**Task prompt**
Repeat, exactly and completely, the material that follows. Omit the pictures.

**Source data**
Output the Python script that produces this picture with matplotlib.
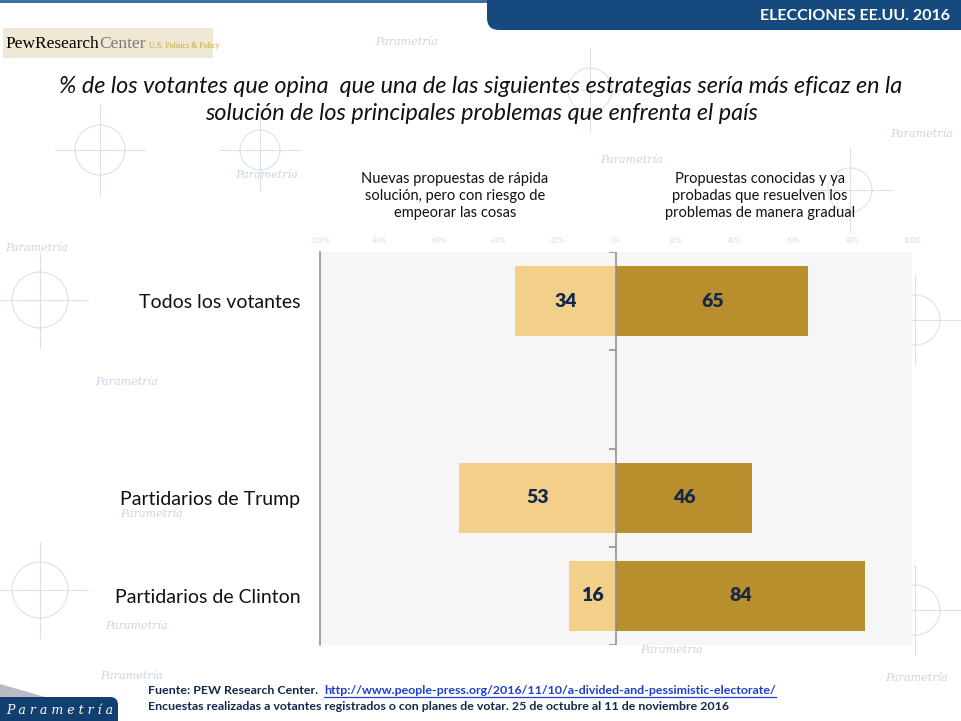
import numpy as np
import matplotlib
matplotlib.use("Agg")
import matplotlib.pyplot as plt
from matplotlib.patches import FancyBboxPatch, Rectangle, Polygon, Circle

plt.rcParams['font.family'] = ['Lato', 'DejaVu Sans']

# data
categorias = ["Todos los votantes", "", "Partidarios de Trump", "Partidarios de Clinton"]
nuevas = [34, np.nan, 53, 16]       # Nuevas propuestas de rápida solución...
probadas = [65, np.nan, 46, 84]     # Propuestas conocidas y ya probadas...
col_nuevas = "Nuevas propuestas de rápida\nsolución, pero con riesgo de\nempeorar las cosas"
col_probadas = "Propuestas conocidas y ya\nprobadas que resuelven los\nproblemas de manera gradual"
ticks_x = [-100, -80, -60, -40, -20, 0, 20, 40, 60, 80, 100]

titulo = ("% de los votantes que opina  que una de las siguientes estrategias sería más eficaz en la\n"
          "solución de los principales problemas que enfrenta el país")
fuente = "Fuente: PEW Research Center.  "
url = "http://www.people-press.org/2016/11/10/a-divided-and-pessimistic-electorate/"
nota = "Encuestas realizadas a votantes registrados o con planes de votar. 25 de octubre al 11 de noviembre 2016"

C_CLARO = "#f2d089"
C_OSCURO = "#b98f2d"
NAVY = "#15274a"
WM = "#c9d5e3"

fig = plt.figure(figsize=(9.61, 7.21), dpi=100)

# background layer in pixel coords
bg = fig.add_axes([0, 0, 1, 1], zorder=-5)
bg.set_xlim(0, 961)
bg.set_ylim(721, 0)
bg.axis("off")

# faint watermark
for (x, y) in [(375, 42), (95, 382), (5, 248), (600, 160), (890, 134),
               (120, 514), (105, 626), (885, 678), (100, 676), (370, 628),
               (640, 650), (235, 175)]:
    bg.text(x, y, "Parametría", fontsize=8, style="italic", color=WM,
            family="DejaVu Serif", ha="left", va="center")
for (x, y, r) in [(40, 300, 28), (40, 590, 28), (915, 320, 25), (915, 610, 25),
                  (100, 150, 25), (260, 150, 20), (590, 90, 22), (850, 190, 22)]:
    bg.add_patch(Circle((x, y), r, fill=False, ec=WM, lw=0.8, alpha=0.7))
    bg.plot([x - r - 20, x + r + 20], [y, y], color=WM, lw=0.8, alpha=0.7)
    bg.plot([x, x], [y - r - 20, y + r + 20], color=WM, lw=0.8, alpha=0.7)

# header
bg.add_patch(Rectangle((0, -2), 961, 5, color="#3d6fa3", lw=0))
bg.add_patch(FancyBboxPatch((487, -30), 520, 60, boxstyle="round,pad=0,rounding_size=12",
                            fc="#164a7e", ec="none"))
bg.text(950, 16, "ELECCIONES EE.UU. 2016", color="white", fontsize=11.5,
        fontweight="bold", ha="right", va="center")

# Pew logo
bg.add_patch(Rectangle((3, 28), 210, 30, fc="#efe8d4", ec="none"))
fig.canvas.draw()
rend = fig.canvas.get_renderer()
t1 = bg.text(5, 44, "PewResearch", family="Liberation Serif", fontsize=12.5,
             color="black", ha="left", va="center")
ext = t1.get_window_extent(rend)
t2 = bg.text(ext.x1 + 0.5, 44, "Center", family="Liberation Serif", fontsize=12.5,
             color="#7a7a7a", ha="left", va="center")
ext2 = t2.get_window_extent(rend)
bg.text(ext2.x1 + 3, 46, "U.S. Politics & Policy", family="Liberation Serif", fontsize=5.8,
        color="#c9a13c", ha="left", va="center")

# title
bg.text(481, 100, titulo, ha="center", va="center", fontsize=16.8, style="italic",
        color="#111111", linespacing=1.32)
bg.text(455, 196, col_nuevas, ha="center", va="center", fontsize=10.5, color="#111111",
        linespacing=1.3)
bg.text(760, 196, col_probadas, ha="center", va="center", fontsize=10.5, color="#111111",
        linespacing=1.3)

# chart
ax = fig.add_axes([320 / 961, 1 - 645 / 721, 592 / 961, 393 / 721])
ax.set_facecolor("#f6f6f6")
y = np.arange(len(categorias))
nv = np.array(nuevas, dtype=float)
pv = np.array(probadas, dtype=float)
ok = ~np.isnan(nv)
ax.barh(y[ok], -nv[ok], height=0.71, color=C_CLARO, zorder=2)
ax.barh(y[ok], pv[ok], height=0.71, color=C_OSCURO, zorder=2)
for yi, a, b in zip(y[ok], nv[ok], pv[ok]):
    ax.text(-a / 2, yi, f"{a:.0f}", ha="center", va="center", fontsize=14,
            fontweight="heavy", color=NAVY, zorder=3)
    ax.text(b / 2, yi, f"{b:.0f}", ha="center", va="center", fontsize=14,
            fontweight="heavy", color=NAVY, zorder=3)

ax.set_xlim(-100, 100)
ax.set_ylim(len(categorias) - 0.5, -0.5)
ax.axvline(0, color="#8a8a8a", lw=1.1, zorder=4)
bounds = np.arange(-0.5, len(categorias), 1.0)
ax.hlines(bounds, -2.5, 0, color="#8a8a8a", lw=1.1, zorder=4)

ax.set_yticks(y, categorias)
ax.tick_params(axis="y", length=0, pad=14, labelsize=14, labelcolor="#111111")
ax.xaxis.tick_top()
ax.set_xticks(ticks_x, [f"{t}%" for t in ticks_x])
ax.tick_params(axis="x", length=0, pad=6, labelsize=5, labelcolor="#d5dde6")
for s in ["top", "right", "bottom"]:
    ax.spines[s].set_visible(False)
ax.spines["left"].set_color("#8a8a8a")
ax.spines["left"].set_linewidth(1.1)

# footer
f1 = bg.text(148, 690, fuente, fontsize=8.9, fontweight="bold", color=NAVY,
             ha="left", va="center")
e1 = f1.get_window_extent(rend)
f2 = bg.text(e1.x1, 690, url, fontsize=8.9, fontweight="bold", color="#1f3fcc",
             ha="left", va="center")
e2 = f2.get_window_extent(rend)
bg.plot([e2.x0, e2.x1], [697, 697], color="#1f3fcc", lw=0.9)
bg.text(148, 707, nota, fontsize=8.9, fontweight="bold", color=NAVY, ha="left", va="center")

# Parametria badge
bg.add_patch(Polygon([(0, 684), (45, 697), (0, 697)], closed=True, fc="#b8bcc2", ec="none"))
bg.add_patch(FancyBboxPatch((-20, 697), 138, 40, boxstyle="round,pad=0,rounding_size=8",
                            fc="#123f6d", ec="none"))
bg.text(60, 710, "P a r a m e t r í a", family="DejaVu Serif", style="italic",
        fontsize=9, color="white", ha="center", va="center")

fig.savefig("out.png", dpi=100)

**Response to the exercise**
Output the Python script that produces this picture with matplotlib.
import numpy as np
import matplotlib
matplotlib.use("Agg")
import matplotlib.pyplot as plt
from matplotlib.patches import FancyBboxPatch, Rectangle, Polygon, Circle

plt.rcParams['font.family'] = ['Lato', 'DejaVu Sans']

# data
categorias = ["Todos los votantes", "", "Partidarios de Trump", "Partidarios de Clinton"]
nuevas = [34, np.nan, 53, 16]       # Nuevas propuestas de rápida solución...
probadas = [65, np.nan, 46, 84]     # Propuestas conocidas y ya probadas...
col_nuevas = "Nuevas propuestas de rápida\nsolución, pero con riesgo de\nempeorar las cosas"
col_probadas = "Propuestas conocidas y ya\nprobadas que resuelven los\nproblemas de manera gradual"
ticks_x = [-100, -80, -60, -40, -20, 0, 20, 40, 60, 80, 100]

titulo = ("% de los votantes que opina  que una de las siguientes estrategias sería más eficaz en la\n"
          "solución de los principales problemas que enfrenta el país")
fuente = "Fuente: PEW Research Center.  "
url = "http://www.people-press.org/2016/11/10/a-divided-and-pessimistic-electorate/"
nota = "Encuestas realizadas a votantes registrados o con planes de votar. 25 de octubre al 11 de noviembre 2016"

C_CLARO = "#f2d089"
C_OSCURO = "#b98f2d"
NAVY = "#15274a"
WM = "#c9d5e3"

fig = plt.figure(figsize=(9.61, 7.21), dpi=100)

# background layer in pixel coords
bg = fig.add_axes([0, 0, 1, 1], zorder=-5)
bg.set_xlim(0, 961)
bg.set_ylim(721, 0)
bg.axis("off")

# faint watermark
for (x, y) in [(375, 42), (95, 382), (5, 248), (600, 160), (890, 134),
               (120, 514), (105, 626), (885, 678), (100, 676), (370, 628),
               (640, 650), (235, 175)]:
    bg.text(x, y, "Parametría", fontsize=8, style="italic", color=WM,
            family="DejaVu Serif", ha="left", va="center")
for (x, y, r) in [(40, 300, 28), (40, 590, 28), (915, 320, 25), (915, 610, 25),
                  (100, 150, 25), (260, 150, 20), (590, 90, 22), (850, 190, 22)]:
    bg.add_patch(Circle((x, y), r, fill=False, ec=WM, lw=0.8, alpha=0.7))
    bg.plot([x - r - 20, x + r + 20], [y, y], color=WM, lw=0.8, alpha=0.7)
    bg.plot([x, x], [y - r - 20, y + r + 20], color=WM, lw=0.8, alpha=0.7)

# header
bg.add_patch(Rectangle((0, -2), 961, 5, color="#3d6fa3", lw=0))
bg.add_patch(FancyBboxPatch((487, -30), 520, 60, boxstyle="round,pad=0,rounding_size=12",
                            fc="#164a7e", ec="none"))
bg.text(950, 16, "ELECCIONES EE.UU. 2016", color="white", fontsize=11.5,
        fontweight="bold", ha="right", va="center")

# Pew logo
bg.add_patch(Rectangle((3, 28), 210, 30, fc="#efe8d4", ec="none"))
fig.canvas.draw()
rend = fig.canvas.get_renderer()
t1 = bg.text(5, 44, "PewResearch", family="Liberation Serif", fontsize=12.5,
             color="black", ha="left", va="center")
ext = t1.get_window_extent(rend)
t2 = bg.text(ext.x1 + 0.5, 44, "Center", family="Liberation Serif", fontsize=12.5,
             color="#7a7a7a", ha="left", va="center")
ext2 = t2.get_window_extent(rend)
bg.text(ext2.x1 + 3, 46, "U.S. Politics & Policy", family="Liberation Serif", fontsize=5.8,
        color="#c9a13c", ha="left", va="center")

# title
bg.text(481, 100, titulo, ha="center", va="center", fontsize=16.8, style="italic",
        color="#111111", linespacing=1.32)
bg.text(455, 196, col_nuevas, ha="center", va="center", fontsize=10.5, color="#111111",
        linespacing=1.3)
bg.text(760, 196, col_probadas, ha="center", va="center", fontsize=10.5, color="#111111",
        linespacing=1.3)

# chart
ax = fig.add_axes([320 / 961, 1 - 645 / 721, 592 / 961, 393 / 721])
ax.set_facecolor("#f6f6f6")
y = np.arange(len(categorias))
nv = np.array(nuevas, dtype=float)
pv = np.array(probadas, dtype=float)
ok = ~np.isnan(nv)
ax.barh(y[ok], -nv[ok], height=0.71, color=C_CLARO, zorder=2)
ax.barh(y[ok], pv[ok], height=0.71, color=C_OSCURO, zorder=2)
for yi, a, b in zip(y[ok], nv[ok], pv[ok]):
    ax.text(-a / 2, yi, f"{a:.0f}", ha="center", va="center", fontsize=14,
            fontweight="heavy", color=NAVY, zorder=3)
    ax.text(b / 2, yi, f"{b:.0f}", ha="center", va="center", fontsize=14,
            fontweight="heavy", color=NAVY, zorder=3)

ax.set_xlim(-100, 100)
ax.set_ylim(len(categorias) - 0.5, -0.5)
ax.axvline(0, color="#8a8a8a", lw=1.1, zorder=4)
bounds = np.arange(-0.5, len(categorias), 1.0)
ax.hlines(bounds, -2.5, 0, color="#8a8a8a", lw=1.1, zorder=4)

ax.set_yticks(y, categorias)
ax.tick_params(axis="y", length=0, pad=14, labelsize=14, labelcolor="#111111")
ax.xaxis.tick_top()
ax.set_xticks(ticks_x, [f"{t}%" for t in ticks_x])
ax.tick_params(axis="x", length=0, pad=6, labelsize=5, labelcolor="#d5dde6")
for s in ["top", "right", "bottom"]:
    ax.spines[s].set_visible(False)
ax.spines["left"].set_color("#8a8a8a")
ax.spines["left"].set_linewidth(1.1)

# footer
f1 = bg.text(148, 690, fuente, fontsize=8.9, fontweight="bold", color=NAVY,
             ha="left", va="center")
e1 = f1.get_window_extent(rend)
f2 = bg.text(e1.x1, 690, url, fontsize=8.9, fontweight="bold", color="#1f3fcc",
             ha="left", va="center")
e2 = f2.get_window_extent(rend)
bg.plot([e2.x0, e2.x1], [697, 697], color="#1f3fcc", lw=0.9)
bg.text(148, 707, nota, fontsize=8.9, fontweight="bold", color=NAVY, ha="left", va="center")

# Parametria badge
bg.add_patch(Polygon([(0, 684), (45, 697), (0, 697)], closed=True, fc="#b8bcc2", ec="none"))
bg.add_patch(FancyBboxPatch((-20, 697), 138, 40, boxstyle="round,pad=0,rounding_size=8",
                            fc="#123f6d", ec="none"))
bg.text(60, 710, "P a r a m e t r í a", family="DejaVu Serif", style="italic",
        fontsize=9, color="white", ha="center", va="center")

fig.savefig("out.png", dpi=100)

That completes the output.